Don't let an agent talk you into more than you need, but don't underinsure either.
What Length Term?
20-year term works for most people in their 30s. Your kids will be through college and your mortgage largely paid off.
30-year term makes sense if you have young children early and want to ensure coverage through your prime earning years.
10-year term might make sense if you're older and just need a bridge to retirement.
If you're 40+ and shopping for term, work with an independent broker who can quote multiple companies. Pricing gets more variable as you age.
Where to Buy
For term life: Shop through an independent broker or comparison sites. Term4Sale, Policygenius, and SelectQuote can compare multiple insurers. Look at financially strong insurers (AM Best rating of A or better).

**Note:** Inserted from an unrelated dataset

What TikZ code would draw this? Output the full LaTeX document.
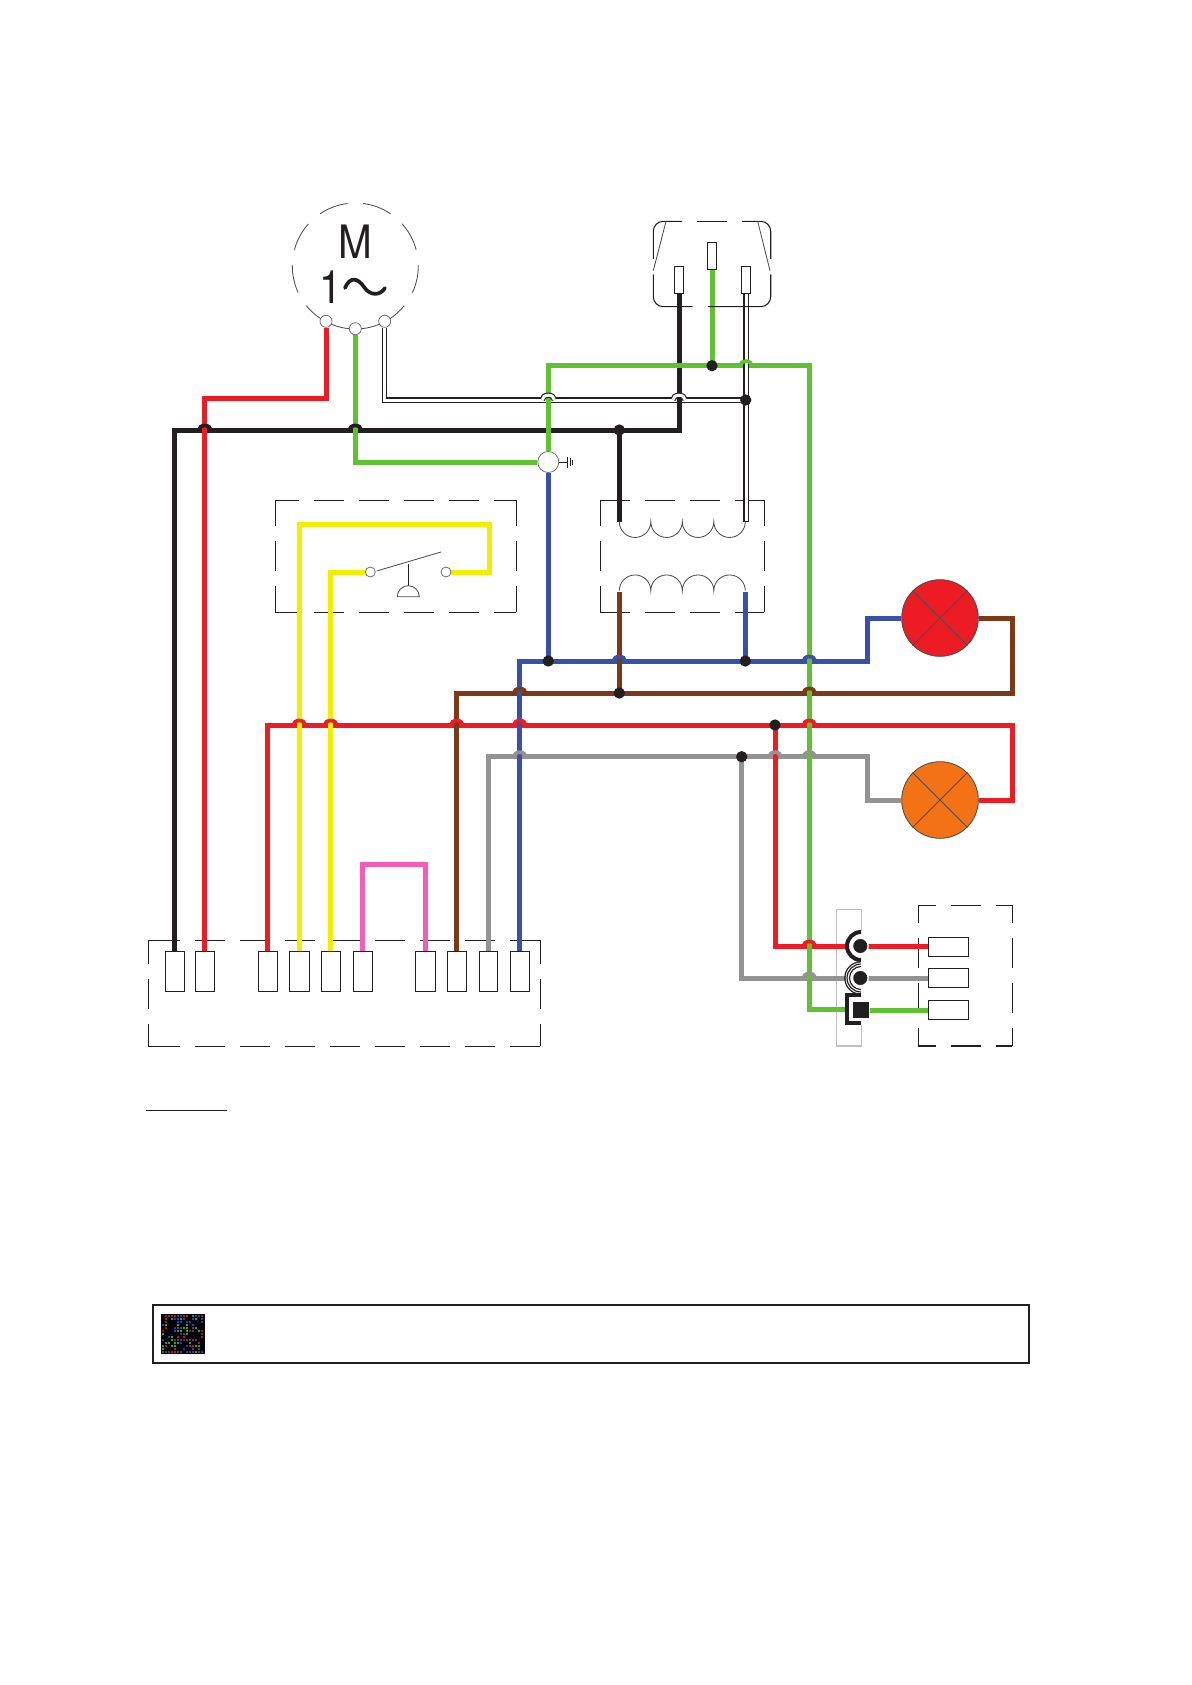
\documentclass[tikz,border=0pt]{standalone}
\usepackage{fontspec}
\setmainfont{TeX Gyre Heros}
\usetikzlibrary{calc}
\pgfdeclarelayer{frames}
\pgfdeclarelayer{wires}
\pgfsetlayers{frames,wires,main}
\definecolor{wblack}{HTML}{231F20}
\definecolor{wred}{HTML}{ED1C24}
\definecolor{wgreen}{HTML}{5EC231}
\definecolor{wblue}{HTML}{3A4FA8}
\definecolor{wbrown}{HTML}{7A3A17}
\definecolor{wyellow}{HTML}{F2EE00}
\definecolor{wpink}{HTML}{F45CB8}
\definecolor{wgrey}{HTML}{939393}
\definecolor{lorange}{HTML}{F47216}
\definecolor{nr}{HTML}{C01020}
\definecolor{ng}{HTML}{10B040}
\definecolor{nb}{HTML}{2040C0}
\tikzset{
  wire/.style={line width=3pt,line cap=butt,line join=miter},
  whitewire/.style={draw=wblack,double=white,line width=0.7pt,double distance=1.8pt},
  thinl/.style={draw=wblack,line width=0.65pt},
  hair/.style={draw=black!70,line width=0.5pt},
  term/.style={draw=wblack,fill=white,line width=0.65pt,inner sep=0pt,minimum width=#1*0.6pt,minimum height=24pt},
  smallterm/.style={draw=wblack,fill=white,line width=0.65pt,inner sep=0pt,minimum width=24pt,minimum height=11.4pt},
  plugpin/.style={draw=wblack,fill=white,line width=0.65pt,inner sep=0pt,minimum width=5.6pt,minimum height=16.4pt},
  port/.style={circle,draw=black!60,fill=white,line width=0.45pt,inner sep=0pt,minimum size=#1*0.6pt},
  dot/.style={circle,fill=wblack,inner sep=0pt,minimum size=6.8pt},
  lamp/.style={circle,draw=black!70,line width=0.5pt,fill=#1,inner sep=0pt,minimum size=46pt},
  pin/.style={circle,fill=wblack,draw=white,line width=0.8pt,inner sep=0pt,minimum size=9.4pt},
  pinsq/.style={rectangle,fill=wblack,draw=white,line width=0.9pt,inner sep=0pt,minimum size=10.4pt},
  bigletter/.style={font=\fontsize{27.6}{28}\selectfont,text=wblack,inner sep=0pt,xscale=0.88}
}
\newcommand\dbox[6]{%
  \draw[thinl,dash pattern=on 18pt off 9pt,dash phase=#5pt] (#1,#2) -- (#3,#2);
  \draw[thinl,dash pattern=on 18pt off 9pt,dash phase=#5pt] (#1,#4) -- (#3,#4);
  \draw[thinl,dash pattern=on 18pt off 9pt,dash phase=#6pt] (#1,#2) -- (#1,#4);
  \draw[thinl,dash pattern=on 18pt off 9pt,dash phase=#6pt] (#3,#2) -- (#3,#4);}
\newcommand\hop[2]{\draw[wire,draw=#1,line width=2.2pt] #2 ++(-6,0) arc (180:360:6 and 4.5);}
\newcommand\hopw[1]{\draw[whitewire] #1 ++(-6,0) arc (180:360:6 and 4.5);}
\begin{document}
\begin{tikzpicture}[x=0.6pt,y=-0.6pt]
\useasboundingbox (0,0) rectangle (1191,1685);

% ---- motor
\foreach \a/\b in {-83/-56,-42/-15,-1/25,39/62,62/118,118/141,155/181,195/222,236/263}
  \draw[hair] (355.3,266) ++(\a:63) arc (\a:\b:63);
\node[bigletter] (mM) at (355,242) {M};
\node[bigletter] (mOne) at (331,287) {1};
\draw[wblack,line width=2.2pt,line cap=round] (345,288) .. controls (350,276) and (358,278) .. (364,287) .. controls (370,296) and (380,296) .. (385,288);
\node[port=12] (m1) at (326,321.3) {};
\node[port=12] (m2) at (355.3,328.7) {};
\node[port=12] (m3) at (384.7,321.3) {};

% ---- mains plug
\draw[thinl,rounded corners=6pt] (653.3,259) |- (682,221.3);
\draw[thinl] (697,221.3) -- (727,221.3);
\draw[thinl,rounded corners=6pt] (742,221.3) -| (770.7,259);
\draw[thinl,rounded corners=6pt] (653.3,274.3) |- (692.7,306.7);
\draw[thinl,rounded corners=6pt] (708,306.7) -| (770.7,274.3);
\draw[hair] (666,221.3) -- (653.3,270.7);
\draw[hair] (757.7,221.3) -- (770,270.7);
\node[plugpin] (pL) at (679,280) {};
\node[plugpin] (pE) at (712,256) {};
\node[plugpin] (pR) at (746,280) {};

% ---- ground
\node[port=21] (gnd) at (548.3,462) {};
\draw[thinl,line width=0.6pt] (gnd.east) -- (567.7,462);
\draw[thinl,line width=0.6pt] (567.7,456.5) -- (567.7,467.5);
\draw[thinl,line width=0.6pt] (570.3,458) -- (570.3,466);
\draw[thinl,line width=0.6pt] (572.7,459.5) -- (572.7,464.5);

% ---- dashed frames
\begin{pgfonlayer}{frames}
  \dbox{275.3}{500.3}{516.3}{612.3}{3.6}{2.4}
  \dbox{600.3}{500.3}{764.3}{612.3}{0}{2.4}
  \dbox{918.3}{905.3}{1012.3}{1046}{7.6}{7.6}
  \draw[thinl] (148.3,940.3) -- (180,940.3);
  \draw[thinl] (148.3,1046.3) -- (180,1046.3);
  \draw[thinl,dash pattern=on 18pt off 9pt] (195,940.3) -- (540.3,940.3);
  \draw[thinl,dash pattern=on 18pt off 9pt] (195,1046.3) -- (540.3,1046.3);
  \draw[thinl,dash pattern=on 18pt off 9pt,dash phase=3.8pt] (148.3,940.3) -- (148.3,1046.3);
  \draw[thinl,dash pattern=on 18pt off 9pt,dash phase=3.8pt] (540.3,940.3) -- (540.3,1046.3);
  \draw[draw=black!25,line width=0.8pt] (861.3,931) -- (861.3,909.3) -- (836.3,909.3) -- (836.3,1046) -- (861.3,1046) -- (861.3,1024.7);
\end{pgfonlayer}

% ---- transformer coils
\draw[hair] (619.3,521.7) arc (180:0:15.75) arc (180:0:15.75) arc (180:0:15.75) arc (180:0:15.75);
\draw[hair] (619.3,590.7) arc (180:360:15.75) arc (180:360:15.75) arc (180:360:15.75) arc (180:360:15.75);

% ---- switch
\node[port=10] (s1) at (370.3,572) {};
\node[port=10] (s2) at (446,572) {};
\draw[hair] (s1.east) ++(1,-1) -- (441,552);
\draw[thinl,line width=0.6pt] (408.3,564) -- (408.3,585.7);
\draw[hair] (397.3,596.7) arc (180:360:11) -- cycle;

% ---- terminals of the connector
\node[term=19] (c1) at (174.8,971.3) {};
\node[term=19] (c2) at (204.8,971.3) {};
\node[term=19] (c3) at (267.8,971.3) {};
\node[term=20] (c4) at (299.3,971.3) {};
\node[term=19] (c5) at (330.8,971.3) {};
\node[term=19] (c6) at (362.8,971.3) {};
\node[term=20] (c7) at (425.3,971.3) {};
\node[term=19] (c8) at (456.8,971.3) {};
\node[term=18] (c9) at (488.3,971.3) {};
\node[term=19] (c10) at (519.8,971.3) {};

% ---- socket
\node[smallterm] (t1) at (948.3,946.8) {};
\node[smallterm] (t2) at (948.3,977.8) {};
\node[smallterm] (t3) at (948.3,1009.8) {};
\node[pin] (pin1) at (860.3,946) {};
\node[pin] (pin2) at (860.3,978) {};
\node[pinsq] (pin3) at (861,1010) {};
\draw[wblack,line width=2.4pt] (861,932) arc (-90:-270:14);
\draw[wblack,line width=0.7pt] (861,964) arc (-90:-270:14);
\draw[wblack,line width=0.7pt] (861,966.5) arc (-90:-270:11.5);
\draw[wblack,line width=0.7pt] (861,961.8) arc (-90:-270:16.2);
\draw[wblack,line width=2.4pt] (861,994.5) -- (846.8,994.5) -- (846.8,1023) -- (861,1023);

% ---- lamps
\node[lamp=wred] (l1) at (940,618) {};
\draw[hair] (l1.north west) -- (l1.south east);
\draw[hair] (l1.north east) -- (l1.south west);
\node[lamp=lorange] (l2) at (940,800) {};
\draw[hair] (l2.north west) -- (l2.south east);
\draw[hair] (l2.north east) -- (l2.south west);

% ---- junction dots
\node[dot] (d1) at (712,365.7) {};
\node[dot] (d2) at (745.7,400) {};
\node[dot] (d3) at (619.3,430) {};
\node[dot] (d4) at (548.3,661) {};
\node[dot] (d5) at (619.3,693) {};
\node[dot] (d6) at (745.3,661) {};
\node[dot] (d7) at (775,725) {};
\node[dot] (d8) at (741.7,756.7) {};

% ---- bend points
\coordinate (ra) at (204.8,398);
\coordinate (ba) at (679,430);
\coordinate (g1) at (809.3,365.7);
\coordinate (g2) at (809.3,1009.3);
\coordinate (g3) at (845,1009.3);
\coordinate (tb) at (619.3,521.7);
\coordinate (tw) at (746,521.7);
\coordinate (tbr) at (619.3,591.7);
\coordinate (tbl) at (745.3,591.7);
\coordinate (bu0) at (519.8,661);
\coordinate (bu1) at (867.3,661);
\coordinate (bu2) at (867.3,618);
\coordinate (br0) at (1012.7,693);
\coordinate (br1) at (1012.7,618);
\coordinate (re0) at (1012.7,725);
\coordinate (re1) at (1012.7,800);
\coordinate (gy0) at (867.3,756.7);
\coordinate (gy1) at (867.3,800);
\coordinate (y1) at (489,524.3);
\coordinate (y2) at (489,572);
\coordinate (pk) at (394,864.3);
\coordinate (ar) at (846,946);
\coordinate (ag) at (846,978);

\begin{pgfonlayer}{wires}
  % white horizontal, black, red
  \draw[whitewire] (m3.south) |- (d2.center);
  \draw[wire,wblack] (c1.north) |- (ba) -- (pL.south);
  \draw[wire,wblack] (d3.center) -- (tb);
  \draw[wire,wred] (m1.south) |- (ra) -- (c2.north);
  % grey, red, brown, blue
  \draw[wire,wgrey] (c9.north) |- (gy0) -- (gy1) -- (l2.west);
  \draw[wire,wgrey] (d8.center) |- (ag);
  \draw[wire,wgrey] (pin2.center) -- (t2.west |- pin2);
  \draw[wire,wred] (c3.north) |- (re0) -- (re1) -- (l2.east);
  \draw[wire,wred] (d7.center) |- (ar);
  \draw[wire,wred] (pin1.center) -- (t1.west |- pin1);
  \draw[wire,wbrown] (c8.north) |- (br0) -- (br1) -- (l1.east);
  \draw[wire,wblue] (c10.north) |- (bu1) -- (bu2) -- (l1.west);
  \draw[wire,wblue] (gnd.south) -- (d4.center);
  \draw[wire,wblue] (tbl) -- (d6.center);
  \draw[wire,wbrown] (tbr) -- (d5.center);
  % yellow, pink
  \draw[wire,wyellow] (c4.north) |- (y1) -- (y2) -- (s2.east);
  \draw[wire,wyellow] (c5.north) |- (s1.west);
  \draw[wire,wpink] (c6.north) |- (pk) -| (c7.north);
  % green
  \draw[wire,wgreen] (m2.south) |- (gnd.west);
  \draw[wire,wgreen] (gnd.north) |- (g1) -- (g2) -- (g3);
  \draw[wire,wgreen] (pE.south) -- (d1.center);
  \draw[wire,wgreen] (pin3.center) -- (t3.west |- pin3);
  % white vertical
  \draw[whitewire] (pR.south) -- (tw);
  \draw[thinl,line width=0.7pt] ($(tw)+(-3,0)$) -- ($(tw)+(3,0)$);
  % hops
  \hop{wblack}{(c2.north |- ba)}
  \hop{wblack}{(m2.south |- ba)}
  \hopw{(548.3,399.7)}
  \hopw{(679,399.7)}
  \hop{wgreen}{(pR.south |- g1)}
  \hop{wblue}{(tbr |- bu0)}
  \hop{wblue}{(g1 |- bu0)}
  \hop{wbrown}{(c10.north |- br0)}
  \hop{wbrown}{(g1 |- br0)}
  \hop{wred}{(c4.north |- re0)}
  \hop{wred}{(c5.north |- re0)}
  \hop{wred}{(c8.north |- re0)}
  \hop{wred}{(c10.north |- re0)}
  \hop{wred}{(g1 |- re0)}
  \hop{wgrey}{(c10.north |- gy0)}
  \hop{wgrey}{(d7 |- gy0)}
  \hop{wgrey}{(g1 |- gy0)}
  \hop{wred}{(g1 |- ar)}
  \hop{wgrey}{(g1 |- ag)}
\end{pgfonlayer}

% ---- underline and bottom box
\draw[thinl,line width=0.6pt] (146,1110.3) -- (226.7,1110.3);
\draw[thinl,line width=1pt] (153.3,1305) rectangle (1029,1362.7);
\fill[black] (161.3,1314) rectangle (205,1353.7);
\pgfmathsetseed{11}
\foreach \i in {0,...,13}{
  \foreach \j in {0,...,12}{
    \pgfmathtruncatemacro\k{random(0,5)}
    \ifnum\k=0 \fill[nr] (162+3*\i,1315+3*\j) rectangle +(2,2);\fi
    \ifnum\k=1 \fill[ng] (162+3*\i,1315+3*\j) rectangle +(2,2);\fi
    \ifnum\k=2 \fill[nb] (162+3*\i,1315+3*\j) rectangle +(2,2);\fi
  }
}
\end{tikzpicture}
\end{document}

Apply in good health: Rates are based on your health at the time of application. If you're planning to quit smoking or lose significant weight, timing matters. Rates are locked in at application.
Avoid life insurance with your home purchase: Mortgage life insurance (often sold alongside a mortgage) is typically overpriced and the death benefit shrinks as your balance decreases. A level term policy is almost always better.
The Bottom Line
For most people reading this:
- If you have dependents who rely on your income, you need life insurance
- Term life is almost certainly the right product — it's simple, affordable, and covers the period of life when coverage matters most
- If you buy term and invest the premium savings, you'll likely end up ahead of a whole life policyholder
- Whole life is a legitimate tool in specific circumstances — permanent dependents, estate planning, exhausted tax-advantaged options — but these are not common situations
If a financial advisor or insurance agent is pushing whole life aggressively on someone without permanent dependents or maxed-out retirement accounts, that's a conflict of interest worth recognizing. They earn dramatically higher commissions on whole life.
Buy the coverage that protects your family. Keep the investment simple.